The value of such material should not be brought into the books but a note will have to be kept to account for the quantity received and issued.

Procedure 2. Labour or Wages:

All labour employed at the contract site should be regarded as direct labour and charged direct to the contract concerned. Where possible, separate wages sheets should be prepared for each contract. If this is not possible, a Wages Analysis Sheet should be prepared wherein should be entered the particulars of the daily or weekly time sheets.

The total of each column should be posted to be debit of the appropriate contract. Wages accrued or outstanding at the end of the period should appear on the debit side of the contract account.

Procedure 3. Site Expenses:

All site expenses (other than materials and wages) are charged to individual contract as and when they are incurred.

Procedure 4. Indirect Expenses:

There are certain expenses (such as engineers, surveyors, supervisors etc. engaged on various contracts) which cannot be directly charged to contracts. Such expenses may be distributed on several contracts on some suitable basis as a percentage of materials or labour.

Procedure 5. Plant and Machinery:

Careful records of plant and machinery must be maintained to ensure that none is lost or improperly disposed of and that the contract is duly charged for the use of plant.

There are two methods in use for charging contracts for the use made of plant and machinery:

(i) Contract account debited with, full value of the plant and credited with depreciated value at the end. The cost price of the plant or book value of the plant, if the plant is old, is debited to the contract, the corresponding credit being given to the plant account.

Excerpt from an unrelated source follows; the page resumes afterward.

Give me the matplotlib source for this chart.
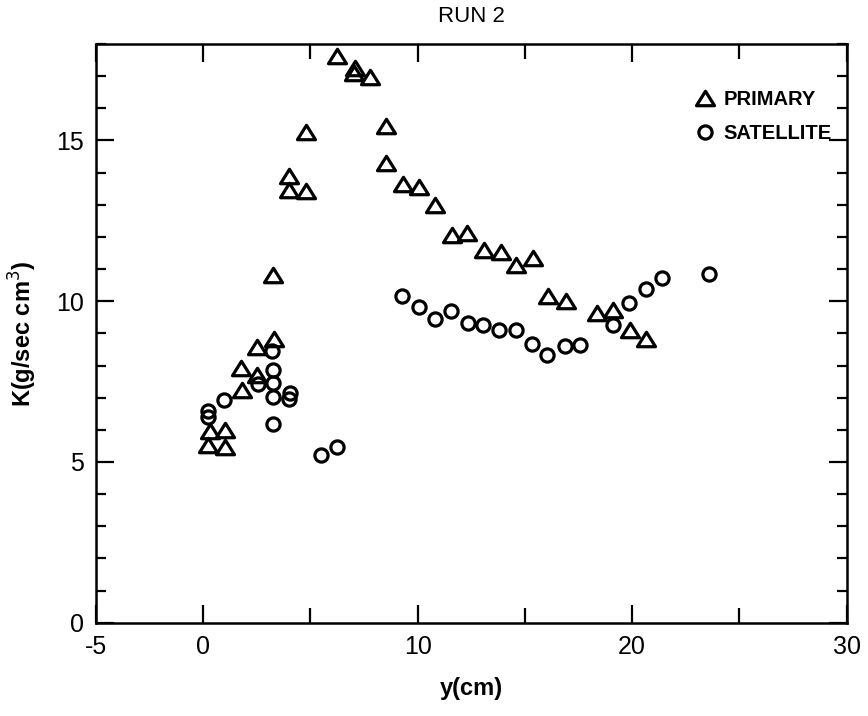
import matplotlib.pyplot as plt
import numpy as np
from matplotlib.path import Path
from matplotlib.ticker import MultipleLocator

# primary (triangles)
prim_y = [0.24, 0.31, 1.01, 1.01, 1.79, 1.76, 2.49, 2.49, 3.30, 3.27,
          4.01, 4.01, 4.79, 4.79, 6.25, 7.07, 7.02, 7.77, 8.52, 8.52,
          9.33, 10.07, 10.80, 11.58, 12.31, 13.09, 13.87, 14.58, 15.39, 16.09,
          16.90, 18.38, 19.12, 19.90, 20.64]
prim_k = [5.54, 5.95, 5.98, 5.46, 7.25, 7.93, 7.72, 8.58, 8.84, 10.83,
          13.89, 13.46, 13.43, 15.25, 17.63, 17.27, 17.11, 16.99, 15.45, 14.31,
          13.64, 13.56, 12.98, 12.05, 12.11, 11.59, 11.53, 11.14, 11.35, 10.16,
          10.00, 9.64, 9.72, 9.12, 8.81]

# satellite (circles)
sat_y = [0.24, 0.24, 0.98, 2.57, 3.22, 3.24, 3.27, 3.27, 3.27, 4.04,
         3.98, 5.49, 6.25, 9.28, 10.07, 10.80, 11.55, 12.33, 13.06, 13.80,
         14.56, 15.35, 16.05, 16.86, 17.59, 19.12, 19.85, 20.63, 21.40, 23.59]
sat_k = [6.57, 6.40, 6.92, 7.44, 8.44, 7.87, 7.46, 7.02, 6.18, 7.13,
         6.95, 5.22, 5.48, 10.16, 9.83, 9.45, 9.71, 9.33, 9.25, 9.10,
         9.09, 8.68, 8.34, 8.60, 8.65, 9.27, 9.95, 10.37, 10.73, 10.86]

plt.rcParams['font.family'] = ['Liberation Sans', 'DejaVu Sans']
plt.rcParams['axes.unicode_minus'] = False

# flattened triangle like the hand drawn one
tri = Path([(0, 0.8), (-1, -0.8), (1, -0.8), (0, 0.8)],
           [Path.MOVETO, Path.LINETO, Path.LINETO, Path.CLOSEPOLY])

fig = plt.figure(figsize=(8.68, 7.16), dpi=100)
ax = fig.add_axes([0.1106, 0.1303, 0.8648, 0.8082])

ax.plot(prim_y, prim_k, linestyle='none', marker=tri, ms=13, mfc='none',
        mec='black', mew=2.3, label='PRIMARY')
ax.plot(sat_y, sat_k, linestyle='none', marker='o', ms=9.5, mfc='none',
        mec='black', mew=2.3, label='SATELLITE')

ax.set_xlim(-5, 30)
ax.set_ylim(0, 18)
ax.set_xticks([-5, 0, 10, 20, 30])
ax.xaxis.set_minor_locator(MultipleLocator(5))
ax.yaxis.set_major_locator(MultipleLocator(5))
ax.yaxis.set_minor_locator(MultipleLocator(1))
ax.tick_params(which='both', direction='in', top=True, right=True, width=1.6,
               labelsize=18, pad=9)
ax.tick_params(which='major', length=13)
ax.tick_params(which='minor', length=7)
ax.tick_params(axis='x', which='minor', length=11)
for s in ax.spines.values():
    s.set_linewidth(1.8)

ax.set_title('RUN 2', fontsize=16, pad=16)
ax.set_xlabel('y(cm)', fontsize=17, fontweight='bold', labelpad=13)
ax.set_ylabel('K(g/sec cm$^3$)', fontsize=17, fontweight='bold', labelpad=12)

leg = ax.legend(loc='upper left', bbox_to_anchor=(0.784, 0.938), frameon=False,
                numpoints=1, handlelength=1.0, handletextpad=0.45,
                labelspacing=0.75, borderpad=0,
                prop={'size': 14.5, 'weight': 'bold'})

plt.savefig('out.png', dpi=100)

When the plant is returned, the depreciated value is credited to the contract, the corresponding debit being given to the plant account. This method is used when the plant is required for daily use at the site for a long period or when the plant is likely to work out before the contract is completed.

This method requires the revaluation of the plant at the close of each financial year, so that the depreciated value may be credited to the contract account. Further, the method does not provide information to check the economic development of the plant. If the plant is charged to a contract, there is a possibility of the plant being retained after the work is completed so that it cannot be used elsewhere.

(ii) Contract account debited with an hourly rate of depreciation. A charge for the use of the plant may be made to the contract on the basis of the time for which the plant is made use of by the contract. To determine the charge to be made an “Upkeep Account” should be maintained for each plant to which should be debited the cost of maintenance, depreciation, fuel, oil etc.

A hire rate is fixed with the help of this account and the contract is charged at this rate. This method is more scientific as compared to the first. This can be easily applied where a machine is used for a short time. For costly plants like cranes this method is useful as the cranes may be used for some hours only.

When calculating plant in hand, plant returned to store, plant sold, plant destroyed etc. should be taken into consideration.

Procedure 6. Sub-Contracts:

Generally, work of a specialised character e.g., the installation of lifts and special flooring, is passed out to any other contractor by the main contractor. In such cases the work performed by the sub-contractors forms a direct charge to the contracts concerned. Sub­contract cost will be shown on the debit side of the Contract Account.

Procedure 7. Extra Work:

In most of the contracts additional work or variations of the work originally contracted for, are required by the contractee. The additional work, being outside the original contract, will be subject to a separate charge. If the additional work is quite substantial, it should be treated as a separate contract and a separate account should be opened for it.

If it is not very substantial, expenses incurred upon extra work should appear on the debit side of the contract account as ‘cost of extra work’ and the extra amount which the contractee has agreed to pay should be added to the contract price.